Rhubarb Bomb contributor Matt Rhodie heads from Barnsley to Wakefield to experience Long Division...
Under familiar steel grey skies the Merrie City played host to a fantastic cultural phenomenon; I know that arriving at Kirkgate Station is never the best way to start a visit to Wakefield, but plenty of people saw past the unkind “what a dump” attitude and had a brilliant day out watching a wide range of bands across a brilliant selection of venues all within a five minute walk of each other in the city centre.
The week before had seen Pontefract’s Crooked Ways play host to many of the acts on display today, in a more conventional set up, so I thought it would be interesting to see how they compared…
So, the scores on the doors: let’s start with the line-up.
75 bands is an unbelievable number, but it isn’t just quantity, there was quality across the day with lots of local acts showcasing their talents, some new, some more established. In terms of headline acts, well once again we were kind of spoilt for choice; I chose The Vaselines at Mustangs and was blown away, while other people were buzzing about Herman Dune and Art Brut were early evening winners for others. The point here is choice; usually a one-day festival will focus attention towards the main stage later in the evening, whereas the range of venues meant there was no single focal point. A definite winner.
Value for money: another no-brainer, it cost £15! Fifteen pounds. However you say it, it sounds like a bargain.
What about the novelty factor? Rather than tents in a field, Long Division relies on prime real estate to house their bands; the event centred around The Hop, which housed two stages as did the Town Hall, then there was Henry Boon’s and Velvet with the Theatre Royal and The Orangery adding more history and splendour than you could shake a stick at and, last but not least, Mustangs. This venue had problems late on last year, The Wedding Present’s set was interrupted by over-zealous security staff, but this time The Vaselines were able to crown the day’s events there on a jubilee flag bedecked stage looked after by a security team that was way more slick than last year’s.
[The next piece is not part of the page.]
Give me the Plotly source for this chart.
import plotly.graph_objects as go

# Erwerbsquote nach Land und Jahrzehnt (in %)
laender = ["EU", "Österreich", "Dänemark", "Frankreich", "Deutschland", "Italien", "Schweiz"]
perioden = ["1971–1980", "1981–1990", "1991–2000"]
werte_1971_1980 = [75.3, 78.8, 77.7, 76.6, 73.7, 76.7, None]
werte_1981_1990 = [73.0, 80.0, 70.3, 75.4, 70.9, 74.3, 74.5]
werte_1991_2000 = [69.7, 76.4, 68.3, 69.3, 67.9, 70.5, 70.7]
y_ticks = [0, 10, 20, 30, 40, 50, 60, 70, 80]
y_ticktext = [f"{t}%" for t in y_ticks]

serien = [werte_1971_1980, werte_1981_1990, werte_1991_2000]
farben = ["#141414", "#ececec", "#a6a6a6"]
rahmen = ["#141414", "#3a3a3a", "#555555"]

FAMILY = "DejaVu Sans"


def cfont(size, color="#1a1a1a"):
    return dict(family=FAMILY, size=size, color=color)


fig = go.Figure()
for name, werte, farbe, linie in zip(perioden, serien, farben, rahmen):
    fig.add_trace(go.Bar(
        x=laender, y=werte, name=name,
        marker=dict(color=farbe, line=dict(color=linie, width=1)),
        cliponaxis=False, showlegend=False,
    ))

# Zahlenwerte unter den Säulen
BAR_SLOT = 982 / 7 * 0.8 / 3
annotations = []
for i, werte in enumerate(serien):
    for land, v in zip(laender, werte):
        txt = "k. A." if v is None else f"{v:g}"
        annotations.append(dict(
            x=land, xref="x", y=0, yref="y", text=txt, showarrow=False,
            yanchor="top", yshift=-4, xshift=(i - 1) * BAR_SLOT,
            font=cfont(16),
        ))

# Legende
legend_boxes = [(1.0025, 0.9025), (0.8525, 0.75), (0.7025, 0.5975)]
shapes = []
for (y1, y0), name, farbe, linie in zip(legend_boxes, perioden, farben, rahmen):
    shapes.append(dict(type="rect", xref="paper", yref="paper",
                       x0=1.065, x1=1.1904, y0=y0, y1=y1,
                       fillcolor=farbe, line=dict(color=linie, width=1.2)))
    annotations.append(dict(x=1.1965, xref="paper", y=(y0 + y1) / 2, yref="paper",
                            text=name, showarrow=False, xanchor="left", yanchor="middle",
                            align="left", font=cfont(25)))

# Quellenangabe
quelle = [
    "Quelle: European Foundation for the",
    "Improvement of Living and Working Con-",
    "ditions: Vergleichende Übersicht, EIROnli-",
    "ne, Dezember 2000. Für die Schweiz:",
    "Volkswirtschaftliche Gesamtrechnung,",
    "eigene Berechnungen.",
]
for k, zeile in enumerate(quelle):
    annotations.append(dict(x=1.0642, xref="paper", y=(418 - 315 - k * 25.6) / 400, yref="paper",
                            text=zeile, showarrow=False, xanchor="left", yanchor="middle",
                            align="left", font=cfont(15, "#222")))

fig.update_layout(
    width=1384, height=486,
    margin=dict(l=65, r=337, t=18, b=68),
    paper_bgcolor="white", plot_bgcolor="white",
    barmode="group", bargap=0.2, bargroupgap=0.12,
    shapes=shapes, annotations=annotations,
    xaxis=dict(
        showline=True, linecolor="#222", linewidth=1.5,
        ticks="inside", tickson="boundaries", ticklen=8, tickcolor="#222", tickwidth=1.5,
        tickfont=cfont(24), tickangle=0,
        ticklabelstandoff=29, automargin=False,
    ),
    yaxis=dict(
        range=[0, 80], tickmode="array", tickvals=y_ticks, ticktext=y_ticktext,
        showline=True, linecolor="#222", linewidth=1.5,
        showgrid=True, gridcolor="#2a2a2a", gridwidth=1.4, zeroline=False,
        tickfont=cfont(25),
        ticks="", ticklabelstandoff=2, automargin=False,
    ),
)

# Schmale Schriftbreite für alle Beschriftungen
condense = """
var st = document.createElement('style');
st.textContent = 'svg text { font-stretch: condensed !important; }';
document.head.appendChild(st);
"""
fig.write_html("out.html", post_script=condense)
The nicest thing for me was being able to have a drink and a bit of barbecue at one venue, then stroll round to see something else and have a chat and a drink at that one, without having to queue for ages or being right at the back, because the number of stages allowed what could have been crowds in one or two venues to move around in smaller bunches to see who they wanted. Brilliant.
So, my day panned out a bit like this: a later than expected train meant straight to The Hop for the wristband exchange, then upstairs to catch Moody Gowns who put on quite a show for half past one, their energetic and engaging frontman Nathan Moseley offering tomato plants to his rapidly expanding audience!
Henry Boon’s was next on my list, to take in O’Messy Life; I had been whistling Escape Velocity, their single from last summer, all week and hadn’t seen the announcement that they had pulled out because of David’s thumb injury- get well soon. No disaster though, because I got to see Mark Wynn in their place. Wynn is an affable poet/singer/songwriter who would be the first to point out how naff that sentence is. His songs and delivery grabbed the audience and as he told tale after heart-breaking tale of woe and disappointment he made me wonder just how somebody so young gets so pissed off so soon! Great stuff. We left clutching his CD and poetry book, having bought him a congratulatory drink!
Next, it was a steady stroll to the Town Hall, where we caught the end of Fur Blend’s impressive set, followed by Soulmates Never Die in the Old Courtroom. Lovely songs in lovely surroundings.
By now it was time for food, so we hung out in The Hop’s courtyard and listened to what became a blur of acts including, but not limited to The Do’s, who were excellent. There was a great early evening buzz around the place as we left Stalking Horse’s enthusiastic but poorly attended show in the Theatre Royal to catch Skint & Demoralised in what was effectively a wind tunnel at the side of Velvet, via The Orangery where Crushed Beaks were busy doing their thing. By now, there were little clusters of festival goers passing each other, chatting, smiling and swapping stories. After The Vaselines, we returned to The Hop and drank the night away, which was packed with happy wristband wearers. Well done Long Division, see you next year.